From that point it was on to rehabilitation. When Fucito returned it was with steely resolve. The competition that emerged was some of the most challenging for any player to face, particularly someone returning following an injury period. Fucito was given a start in Champions League action September 22 against rugged Mexican power Monterrey on its home pitch.
The Fucito speed and quick strike capability surfaced early. The attacking strategy employed by Fucito and Jaqua paid off in the 27th minute. Fucito drove a shot that defelected off of Hiram Ricardo Mier and past Jonathan Orozco for an own goal to give the Sounders a 1-0 lead.
Fucito kept up the aggressive pace and in the 45th minute he tallied to give Seattle a 2-0 lead. Alvaro Fernandez and Jaqua connected on a ball. Jaqua then found Fucito on a run up the right side. Fucito moved into the box, then blasted a right-footed shot past Orozco for the 2-0 lead going into halftime.
The Sounders were unable to maintain their lead and Monterrey enjoyed a productive second half spurt to win 3-2, but the visitors made a great impact while Fucito’s appetite was whetted for some more challenging CONCACAF action.

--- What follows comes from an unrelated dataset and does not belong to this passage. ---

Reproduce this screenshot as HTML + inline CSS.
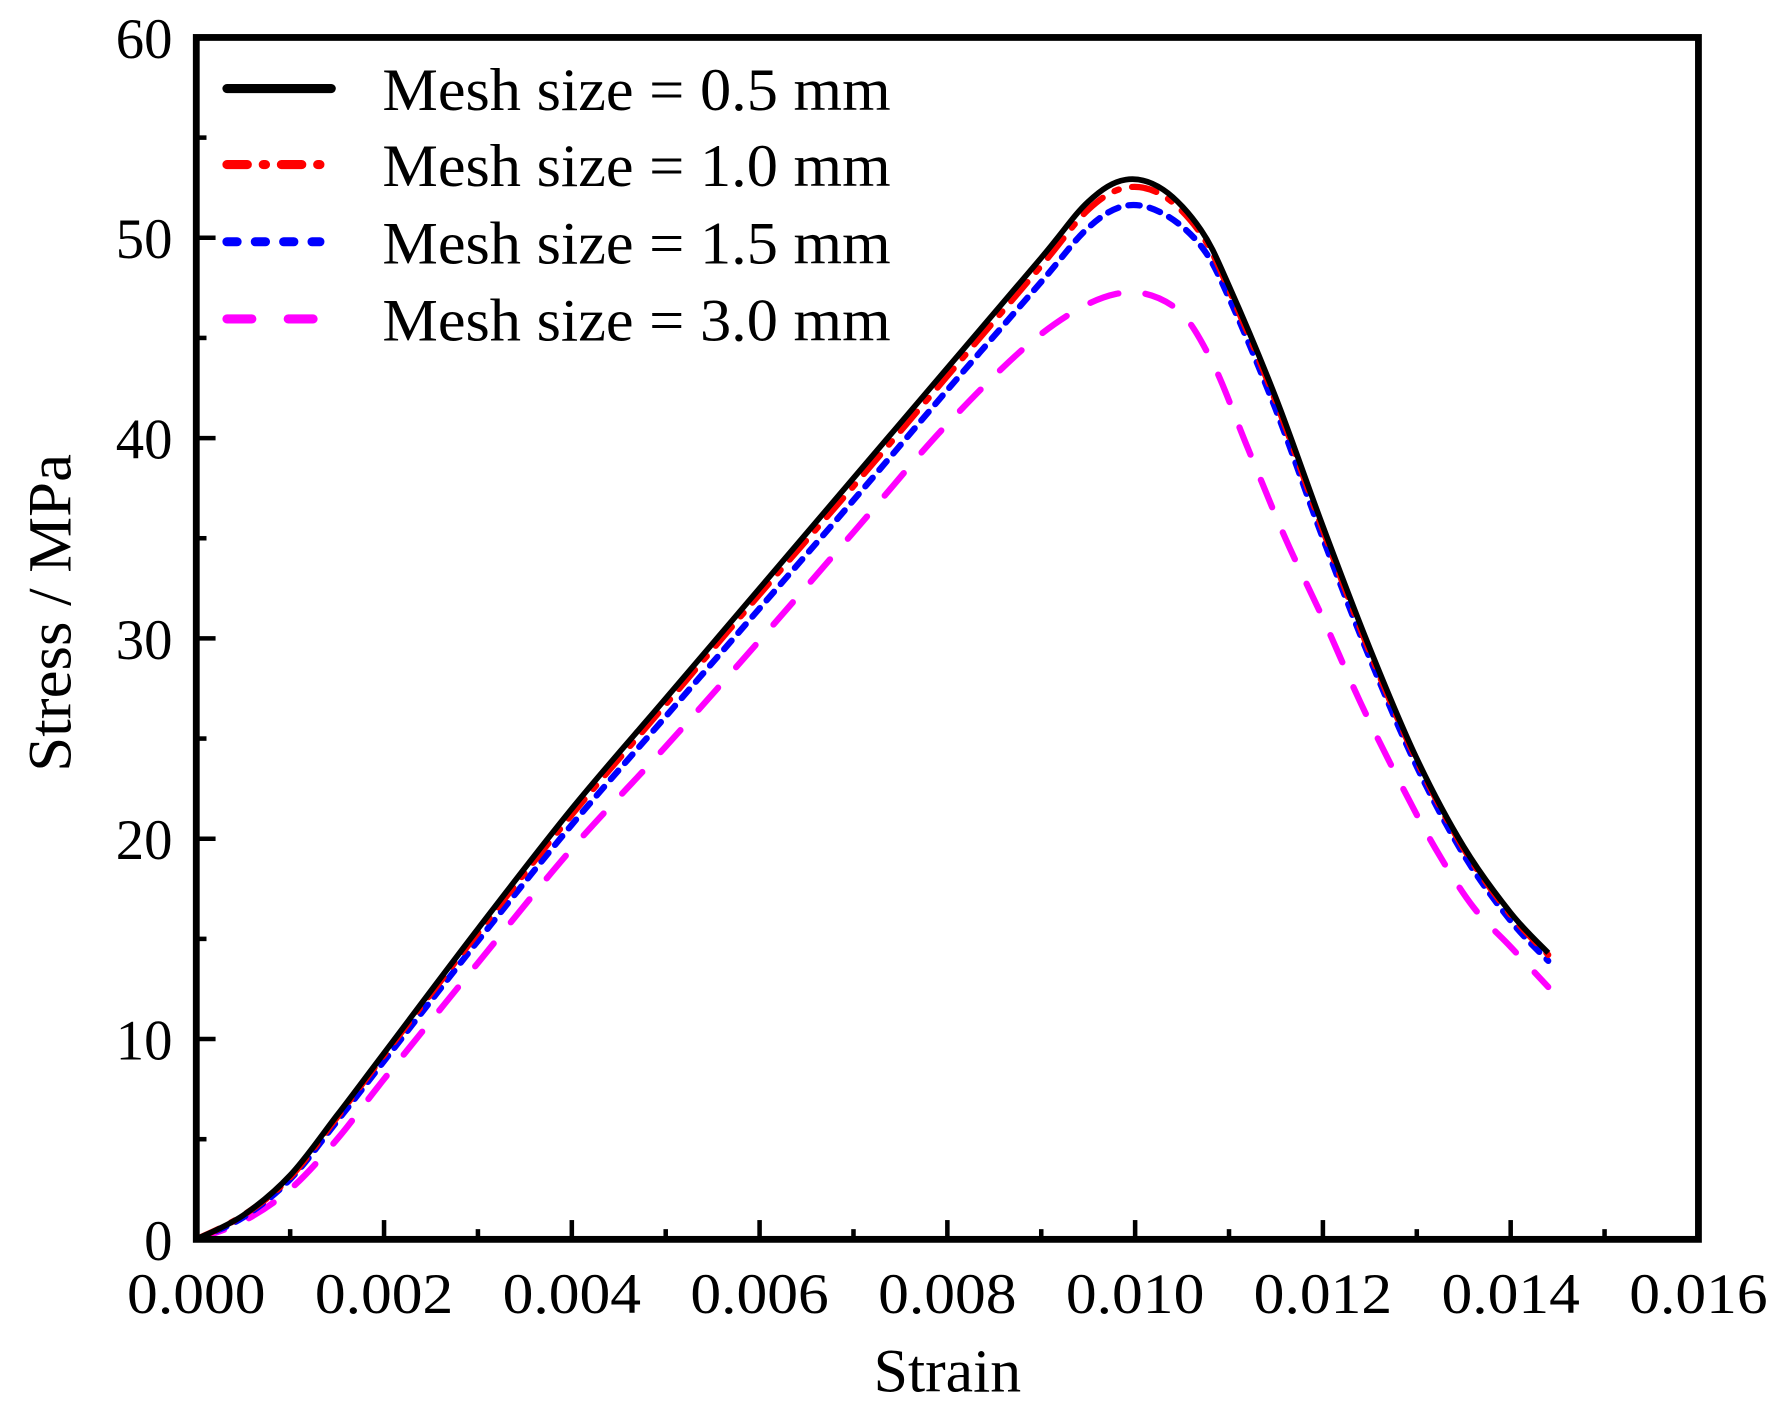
<!DOCTYPE html>
<html><head><meta charset="utf-8"><style>
html,body{margin:0;padding:0;background:#fff;}
svg{display:block;font-family:"Liberation Serif",serif;}
</style></head><body>
<svg id="chart" width="1779" height="1413" viewBox="0 0 1568 1245" preserveAspectRatio="none" xmlns="http://www.w3.org/2000/svg">
<g id="plot"></g>
</svg>
<script>
const xTicks = [0,0.002,0.004,0.006,0.008,0.010,0.012,0.014,0.016];
const xTickLabels = ["0.000","0.002","0.004","0.006","0.008","0.010","0.012","0.014","0.016"];
const yTicks = [0,10,20,30,40,50,60];
const yTickLabels = ["0","10","20","30","40","50","60"];
const seriesNames = ["Mesh size = 0.5 mm","Mesh size = 1.0 mm","Mesh size = 1.5 mm","Mesh size = 3.0 mm"];
const strain05 = [0,0.0005,0.001,0.0015,0.002,0.003,0.004,0.005,0.006,0.007,0.008,0.009,0.0095,0.0099,0.0103,0.0107,0.011,0.0115,0.012,0.0125,0.013,0.0135,0.014,0.0144];
const stress05 = [0,1.2,3.2,6.2,9.3,15.5,21.5,27,32.5,38,43.5,49,51.8,52.9,52.4,50.4,47.6,42,35.6,29.5,24,19.6,16.3,14.3];
const strain10 = [0,0.0005,0.001,0.0015,0.002,0.003,0.004,0.005,0.006,0.007,0.008,0.009,0.0095,0.0099,0.0103,0.0107,0.011,0.0115,0.012,0.0125,0.013,0.0135,0.014,0.0144];
const stress10 = [0,1.2,3.1,6.1,9.2,15.3,21.2,26.7,32.2,37.6,43.1,48.6,51.4,52.5,52.1,50.2,47.4,41.8,35.4,29.3,23.9,19.5,16.2,14.2];
const strain15 = [0,0.0005,0.001,0.0015,0.002,0.003,0.004,0.005,0.006,0.007,0.008,0.009,0.0095,0.0099,0.0103,0.0107,0.011,0.0115,0.012,0.0125,0.013,0.0135,0.014,0.0144];
const stress15 = [0,1.1,3.0,5.9,8.9,14.9,20.7,26.1,31.5,36.9,42.4,47.8,50.5,51.6,51.2,49.6,47.0,41.4,35.0,29.0,23.6,19.2,15.9,13.9];
const strain30 = [0,0.0005,0.001,0.0015,0.002,0.003,0.004,0.005,0.006,0.007,0.008,0.009,0.0098,0.0104,0.0108,0.0112,0.0116,0.012,0.0124,0.0128,0.0132,0.0136,0.014,0.0144];
const stress30 = [0,0.9,2.5,5.0,8.0,13.8,19.5,24.6,29.9,35.3,40.7,45.2,47.2,46.6,44.0,39.5,35.0,31.0,26.8,23.0,19.5,16.6,14.6,12.6];

const X0=173,X1=1497,Y0=1092,Y1=33;
const xs=v=>X0+(v-0)/(0.016)*(X1-X0);
const ys=v=>Y0-(v/60)*(Y0-Y1);
const NS="http://www.w3.org/2000/svg";
const g=document.getElementById('plot');
function mk(tag,attrs,parent){const e=document.createElementNS(NS,tag);for(const k in attrs)e.setAttribute(k,attrs[k]);(parent||g).appendChild(e);return e;}
function smooth(xa,ya){
  const p=xa.map((x,i)=>[xs(x),ys(ya[i])]);
  let d=`M${p[0][0]},${p[0][1]}`;
  for(let i=0;i<p.length-1;i++){
    const a=p[i-1]||p[i],b=p[i],c=p[i+1],e=p[i+2]||c;
    d+=` C${b[0]+(c[0]-a[0])/6},${b[1]+(c[1]-a[1])/6} ${c[0]-(e[0]-b[0])/6},${c[1]-(e[1]-b[1])/6} ${c[0]},${c[1]}`;
  }
  return d;
}
for(let i=0;i<xTicks.length;i++){
  const x=xs(xTicks[i]);
  const t=mk('line',{x1:x,y1:Y0,x2:x,y2:Y0-17,stroke:'#000','stroke-width':4});
  
  
  if(i<xTicks.length-1){const mx=xs((xTicks[i]+xTicks[i+1])/2);
    const m=mk('line',{x1:mx,y1:Y0,x2:mx,y2:Y0-9,stroke:'#000','stroke-width':4});
    
    }
  const l=mk('text',{x:x-61,y:1157,'font-size':50,textLength:122,lengthAdjust:'spacingAndGlyphs'});
  l.textContent=xTickLabels[i];
  
  
}
for(let i=0;i<yTicks.length;i++){
  const y=ys(yTicks[i]);
  const t=mk('line',{x1:X0,y1:y,x2:X0+17,y2:y,stroke:'#000','stroke-width':4});
  
  
  if(i<yTicks.length-1){const my=ys((yTicks[i]+yTicks[i+1])/2);
    const m=mk('line',{x1:X0,y1:my,x2:X0+9,y2:my,stroke:'#000','stroke-width':4});
    
    }
  const l=mk('text',{x:152,y:y+18,'font-size':50,'text-anchor':'end'});
  l.textContent=yTickLabels[i];
  
  
}
const xt=mk('text',{x:770,y:1226,'font-size':54,textLength:130,lengthAdjust:'spacingAndGlyphs'});xt.textContent='Strain';


const yt=mk('text',{x:-140,y:0,'font-size':54,textLength:280,lengthAdjust:'spacingAndGlyphs',transform:'translate(62,540) rotate(-90)'});yt.textContent='Stress / MPa';



const styles=[
 {c:'#000',da:'none'},
 {c:'#ff0000',da:'22 12 4 12'},
 {c:'#0000ff',da:'10 9'},
 {c:'#ff00ff',da:'26 24'}];
const data=[[strain05,stress05],[strain10,stress10],[strain15,stress15],[strain30,stress30]];
const names=['series-0-5mm','series-1-0mm','series-1-5mm','series-3-0mm'];
for(let k=3;k>=0;k--){
  const p=mk('path',{d:smooth(data[k][0],data[k][1]),fill:'none',stroke:styles[k].c,'stroke-width':k==0?5:5.5,'stroke-dasharray':styles[k].da,'stroke-linecap':k==0?'butt':'round'});
  
  
}
const lys=[78,145,213,281];
const legDa=['none','18 14 2 14','9 16','22 32'];
for(let k=0;k<4;k++){
  const ln=mk('line',{x1:200,y1:lys[k],x2:k==2?282:k==3?278:292,y2:lys[k],stroke:styles[k].c,'stroke-width':8,'stroke-linecap':'round','stroke-dasharray':legDa[k]});
  
  
  const tx=mk('text',{x:337,y:lys[k]+19,'font-size':53,textLength:448,lengthAdjust:'spacingAndGlyphs'});tx.textContent=seriesNames[k];
  
  
}
const fr=mk('rect',{x:X0,y:Y1,width:X1-X0,height:Y0-Y1,fill:'none',stroke:'#000','stroke-width':6});


</script>
</body></html>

He got his next opportunity before the Qwest Field faithful one week later September 29. The result was Seattle’s lone win in Champions League competition with a 2-0 triumph over CD Marathon of Honduras. Fucito scored both goals. he first came in the 21st minute after tracking down a bouncing ball, then streaking past his defender and drilling the ball into the net.
The second and last tally of the night came in the 68th minute. Marathon was called for a foul just outside the box. Fucito lined up over the free kick alongside the right-footed Mike Seamon. Fucito cleverly bent the ball around the wall for another one of his patented bullets. It found the back of the net.
Once more Fucito revealed that he was paying careful attention to Coach Sigi Schmid.
“The free kick just comes from Sigi,” Fucito said. “The other day in practice he had me trying some things in a similar situation where I was bending it over the wall and into the near post. After working on that for a little bit it translated to the game.”
Chris Henderson commented on Fucito’s successful return to action as well as his attention to detail.
“Mike Fucito is a good example of someone who has worked hard for his opportunity and then is able to deliver when he gets the chance,“ Henderson said. “We also like his attitude, the way that he listens to what his coaches tell him, just as John Kerr mentioned when we expressed an interest in drafting Mike.”
Fucito impressed in speed and agility tests in pre-season workouts. In Massachusetts before pre-season activity began Fucito worked with Boston trainer Mike Perry. Operating from a standing start with no starting block available, he ran a 4.41 40. Given the aforementioned, he would appear to be capable of a 4.38 or 4.39.
One experienced veteran of soccer who has evaluated Fucito with interest is Alan Hinton, a former English Premier League star and Sounders coach.
“There were two Sounders players who, from the time I first saw them on the field, I knew had the tools to make the grade,” Hinton recalled. “One was Patrick Ianni and the other was Mike Fucito. Mike has all the necessary ingredients, he can do everything. First of all, he’s as strong as a bull. He’s also got great speed. He also has great feet and can kick well with either foot.”